NBA legend Kareem Abdul-Jabbar asked LeBron James to make his stance on the COVID-19 vaccine clear due to his influence on the African-American community.
As the most popular basketball player on the planet, James has plenty of influence in the sports community, especially the African-American athletics community. James has routinely made his views on police brutality and racism clear, but has yet to do so about the COVID-19 vaccine.
“I don’t talk about other people and what they should do. We’re talking about individual bodies. We’re not talking about something political or racism or police brutality. I don’t think I personally should get involved in what other people do for their bodies and livelihoods … I know what I did for me and my family … But as far as speaking for everybody and their individualities and things they want to do, that’s not my job,” James said in September.
James’ comment is obviously well within his rights, but also does more harm than good. He added to that negative influence this weekend.
This past weekend, James posted the following meme on his Instagram account, comparing COVID-19 to the flu.

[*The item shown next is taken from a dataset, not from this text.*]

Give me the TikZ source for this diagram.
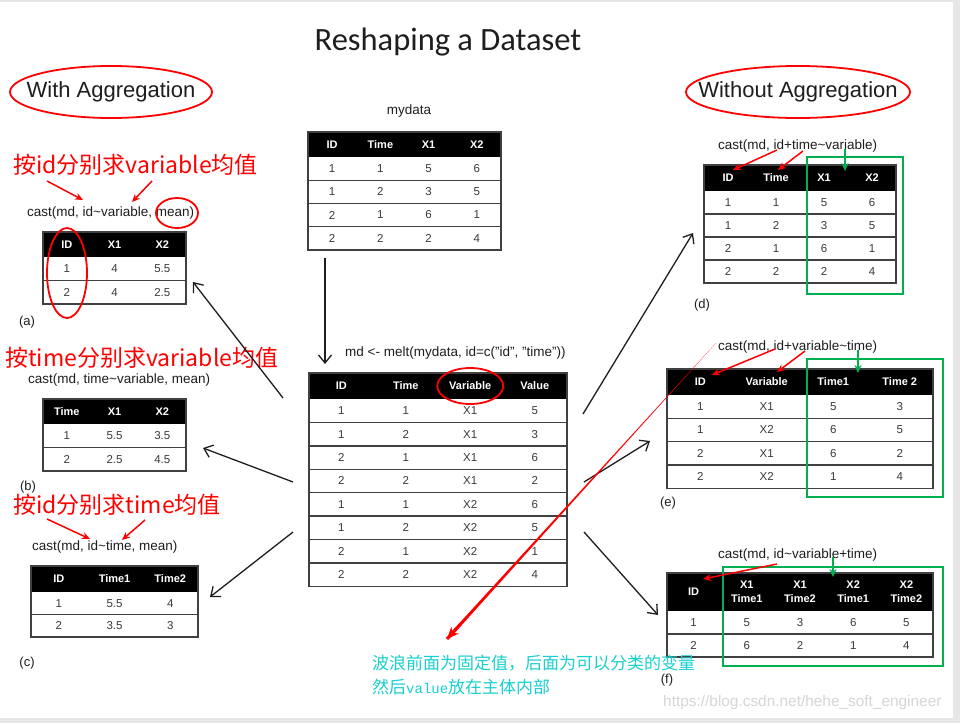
\documentclass[tikz,border=0pt]{standalone}
\usepackage{fontspec}
\setmainfont{Liberation Sans}
\setmonofont{Liberation Mono}
\newfontfamily\titlefont{Carlito}
\newfontfamily\cjk{Noto Sans CJK SC}
\usetikzlibrary{arrows.meta,calc}

\definecolor{slideGray}{HTML}{E6E6E6}
\definecolor{inkDark}{HTML}{1E1E1E}
\definecolor{cellInk}{HTML}{3A3A3A}
\definecolor{ruleInk}{HTML}{404040}
\definecolor{markRed}{HTML}{FF0000}
\definecolor{markGreen}{HTML}{00B050}
\definecolor{noteCyan}{HTML}{19CFCF}
\definecolor{wmGray}{HTML}{D6D6D6}

% name, left, top, column width, columns, head height, row height, head, rows
\newcommand{\drawtable}[9]{%
  \fill[tabhead] (#2,#3) rectangle ({#2+#5*#4},{#3+#6});
  \foreach \headv [count=\i] in {#8}
    \node[headcell] (#1-h\i) at ({#2+(\i-0.5)*#4},{#3+#6/2}) {\headv};
  \foreach \rowv [count=\j] in {#9} {
    \foreach \cellv [count=\i] in \rowv
      \node[bodycell] (#1-\j-\i) at ({#2+(\i-0.5)*#4},{#3+#6+(\j-0.5)*#7}) {\cellv};
    \draw[tabline] (#2,{#3+#6+\j*#7}) -- ({#2+#5*#4},{#3+#6+\j*#7});
    \xdef\nrows{\j}
  }
  \draw[tabline] (#2,#3) rectangle ({#2+#5*#4},{#3+#6+\nrows*#7});
}

\begin{document}
\begin{tikzpicture}[x=1pt, y=-1pt,
    headcell/.style={text=white, font=\bfseries\fontsize{11}{14}\selectfont, align=center, inner sep=0pt},
    bodycell/.style={text=cellInk, font=\fontsize{11.5}{13}\selectfont, inner sep=0pt},
    tabhead/.style={fill=black},
    tabline/.style={draw=ruleInk, line width=1.4pt},
    code/.style={anchor=west, inner sep=0pt, text=inkDark, font=\fontsize{13.5}{16}\selectfont},
    redtext/.style={anchor=west, inner sep=0pt, text=markRed, font=\cjk\fontsize{23}{28}\selectfont},
    tag/.style={inner sep=0pt, text=inkDark, font=\fontsize{13}{15}\selectfont},
    flow/.style={draw=inkDark, line width=1.3pt, -{Straight Barb[length=8pt,width=13pt]}},
    redarrow/.style={draw=markRed, line width=1.5pt, -{Stealth[length=8pt,width=7pt]}},
    greenarrow/.style={draw=markGreen, line width=1.5pt, -{Stealth[length=8pt,width=7pt]}},
    ring/.style={draw=markRed, line width=1.8pt},
    greenbox/.style={draw=markGreen, line width=1.8pt}]
  \useasboundingbox (0,0) rectangle (960,723);
  \fill[slideGray] (0,0) rectangle (960,723);
  \fill[white] (0,2) rectangle (953,718);

  %--- Tittel ---
  \node[text=inkDark, font=\titlefont\fontsize{32.5}{38}\selectfont] (title) at (448,42) {Reshaping a Dataset};
  \node[text=inkDark, font=\fontsize{22}{26}\selectfont] (withAgg) at (111,92) {With Aggregation};
  \draw[ring] (withAgg.center) ellipse [x radius=101, y radius=26];
  \node[text=inkDark, font=\fontsize{22}{26}\selectfont] (withoutAgg) at (798,92) {Without Aggregation};
  \draw[ring] (withoutAgg.center) ellipse [x radius=112, y radius=26];

  %--- mydata og melt ---
  \node[code, anchor=center] (mydataLbl) at (409,111) {mydata};
  \drawtable{mydata}{308}{132}{48.25}{4}{25}{23.2}{ID,Time,X1,X2}{{1,1,5,6},{1,2,3,5},{2,1,6,1},{2,2,2,4}}
  \coordinate (meltFrom) at (325,258);
  \coordinate (meltTo) at (325,364);
  \draw[flow] (meltFrom) -- (meltTo);
  \node[code] (meltCode) at (345,353) {md <- melt(mydata, id=c("id", "time"))};
  \drawtable{molten}{309}{373}{64.5}{4}{26}{23.4}{ID,Time,Variable,Value}{{1,1,X1,5},{1,2,X1,3},{2,1,X1,6},{2,2,X1,2},{1,1,X2,6},{1,2,X2,5},{2,1,X2,1},{2,2,X2,4}}
  \draw[ring] (molten-h3.center) ellipse [x radius=33, y radius=18];

  %--- Med aggregering (a) ---
  \node[redtext] (noteA) at (13,165) {按id分别求variable均值};
  \node[code] (castA) at (27,213) {cast(md, id\textasciitilde variable, mean)};
  \coordinate (a1s) at (47,181); \coordinate (a1e) at (83,200);
  \coordinate (a2s) at (152,181); \coordinate (a2e) at (132,202);
  \draw[redarrow] (a1s) -- (a1e);
  \draw[redarrow] (a2s) -- (a2e);
  \draw[ring] (177,213) ellipse [x radius=21, y radius=15];
  \drawtable{aggA}{43}{232}{47.7}{3}{25}{23.5}{ID,X1,X2}{{1,4,5.5},{2,4,2.5}}
  \draw[ring] (67,273) ellipse [x radius=20, y radius=45];
  \node[tag] (tagA) at (27,322) {(a)};

  %--- Med aggregering (b) ---
  \node[redtext] (noteB) at (5,358) {按time分别求variable均值};
  \node[code] (castB) at (28,380) {cast(md, time\textasciitilde variable, mean)};
  \drawtable{aggB}{43}{399}{47.7}{3}{25}{23.5}{Time,X1,X2}{{1,5.5,3.5},{2,2.5,4.5}}
  \node[tag] (tagB) at (28,487) {(b)};

  %--- Med aggregering (c) ---
  \node[redtext] (noteC) at (13,505) {按id分别求time均值};
  \node[code] (castC) at (32,547) {cast(md, id\textasciitilde time, mean)};
  \coordinate (c1s) at (47,519); \coordinate (c1e) at (90,539);
  \coordinate (c2s) at (145,520); \coordinate (c2e) at (122,540);
  \draw[redarrow] (c1s) -- (c1e);
  \draw[redarrow] (c2s) -- (c2e);
  \drawtable{aggC}{31}{566}{55.7}{3}{26}{22.5}{ID,Time1,Time2}{{1,5.5,4},{2,3.5,3}}
  \node[tag] (tagC) at (27,663) {(c)};

  %--- Piler fra molten ---
  \coordinate (toAs) at (283,398); \coordinate (toAe) at (193,282);
  \coordinate (toBs) at (293,482); \coordinate (toBe) at (203,448);
  \coordinate (toCs) at (293,532); \coordinate (toCe) at (210,597);
  \coordinate (toDs) at (583,414); \coordinate (toDe) at (693,233);
  \coordinate (toEs) at (584,482); \coordinate (toEe) at (650,441);
  \coordinate (toFs) at (584,532); \coordinate (toFe) at (658,615);
  \draw[flow] (toAs) -- (toAe);
  \draw[flow] (toBs) -- (toBe);
  \draw[flow] (toCs) -- (toCe);
  \draw[flow] (toDs) -- (toDe);
  \draw[flow] (toEs) -- (toEe);
  \draw[flow] (toFs) -- (toFe);

  %--- Uten aggregering (d) ---
  \node[code] (castD) at (718,146) {cast(md, id+time\textasciitilde variable)};
  \drawtable{wideD}{704}{165}{48}{4}{26}{23}{ID,Time,X1,X2}{{1,1,5,6},{1,2,3,5},{2,1,6,1},{2,2,2,4}}
  \draw[greenbox] (807,157) rectangle (903,294);
  \coordinate (d1s) at (777,150); \coordinate (d1e) at (733,170);
  \coordinate (d2s) at (803,151); \coordinate (d2e) at (778,170);
  \coordinate (d3s) at (845,149); \coordinate (d3e) at (845,171);
  \draw[redarrow] (d1s) -- (d1e);
  \draw[redarrow] (d2s) -- (d2e);
  \draw[greenarrow] (d3s) -- (d3e);
  \node[tag] (tagD) at (702,305) {(d)};

  %--- Uten aggregering (e) ---
  \node[code] (castE) at (718,347) {cast(md, id+variable\textasciitilde time)};
  \drawtable{wideE}{667}{369}{66.5}{4}{26}{23.3}{ID,Variable,Time1,Time 2}{{1,X1,5,3},{1,X2,6,5},{2,X1,6,2},{2,X2,1,4}}
  \draw[greenbox] (807,359) rectangle (943,497);
  \coordinate (e1s) at (775,349); \coordinate (e1e) at (712,375);
  \coordinate (e2s) at (805,351); \coordinate (e2e) at (777,372);
  \coordinate (e3s) at (858,350); \coordinate (e3e) at (858,373);
  \draw[redarrow] (e1s) -- (e1e);
  \draw[redarrow] (e2s) -- (e2e);
  \draw[greenarrow] (e3s) -- (e3e);
  \node[tag] (tagE) at (668,503) {(e)};

  %--- Uten aggregering (f) ---
  \node[code] (castF) at (718,555) {cast(md, id\textasciitilde variable+time)};
  \drawtable{wideF}{667}{573}{53.2}{5}{38}{23}{ID,{X1\\Time1},{X1\\Time2},{X2\\Time1},{X2\\Time2}}{{1,5,3,6,5},{2,6,2,1,4}}
  \draw[greenbox] (723,567) rectangle (943,666);
  \coordinate (f1s) at (777,564); \coordinate (f1e) at (703,579);
  \coordinate (f2s) at (833,557); \coordinate (f2e) at (833,577);
  \draw[redarrow] (f1s) -- (f1e);
  \draw[greenarrow] (f2s) -- (f2e);
  \node[tag] (tagF) at (667,680) {(f)};

  %--- Merknad ---
  \node[anchor=west, inner sep=0pt, text=noteCyan, font=\cjk\fontsize{17}{20}\selectfont] (noteL1) at (372,663) {波浪前面为固定值，后面为可以分类的变量};
  \node[anchor=west, inner sep=0pt, text=noteCyan, font=\cjk\fontsize{17}{20}\selectfont] (noteL2) at (372,687) {然后{\ttfamily\fontsize{14}{16}\selectfont value}放在主体内部};
  \node[anchor=west, inner sep=0pt, text=wmGray, font=\fontsize{15.4}{18}\selectfont] (watermark) at (663,703) {https://blog.csdn.net/hehe\_soft\_engineer};
  \coordinate (noteTail) at (716,343);
  \coordinate (noteTip) at (447,639);
  \fill[markRed] (noteTail) -- ($(noteTip)!1.6pt!90:(noteTail)$) -- ($(noteTip)!1.6pt!-90:(noteTail)$) -- cycle;
  \draw[markRed, line width=3pt, -{Stealth[length=12pt,width=10pt]}] ($(noteTip)!20pt!(noteTail)$) -- (noteTip);
\end{tikzpicture}
\end{document}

Kareem Abdul-Jabbar: LeBron James must make vaccine stance clear
Kareem penned an article, discussing how COVID-19 has disproportionately impacted the African-American community, at least in part due to their distrust of vaccines.
Abdul-Jabbar cites an article from the U.S. National Library of Medicine in the following statement:
“As of December 2020, about 97.9 out of every 100,000 African Americans had died from COVID-19, a third higher than that for Latinos (64.7 per 100,000), and more than double than that for whites (46.6 per 100,000) and Asians (40.4 per 100,000). According to an article on the U.S. National Library of Medicine site, ‘The overrepresentation of African Americans among confirmed COVID-19 cases and number of deaths underscores the fact that the coronavirus pandemic, far from being an equalizer, is amplifying or even worsening existing social inequalities tied to race, class, and access to the health care system.’”
As Abdul-Jabbar also states, James’ influence — especially his social following — make such statements, even in a meme, all the more troubling. Those who are unvaccinated are far more likely to be hospitalized or even die from COVID-19 than those who are vaccinated.
Any media, and even content as simple as a meme, can be harmful to the general public if it adds fodder to the argument against the vaccine or even attempts to make light of COVID-19 symptoms.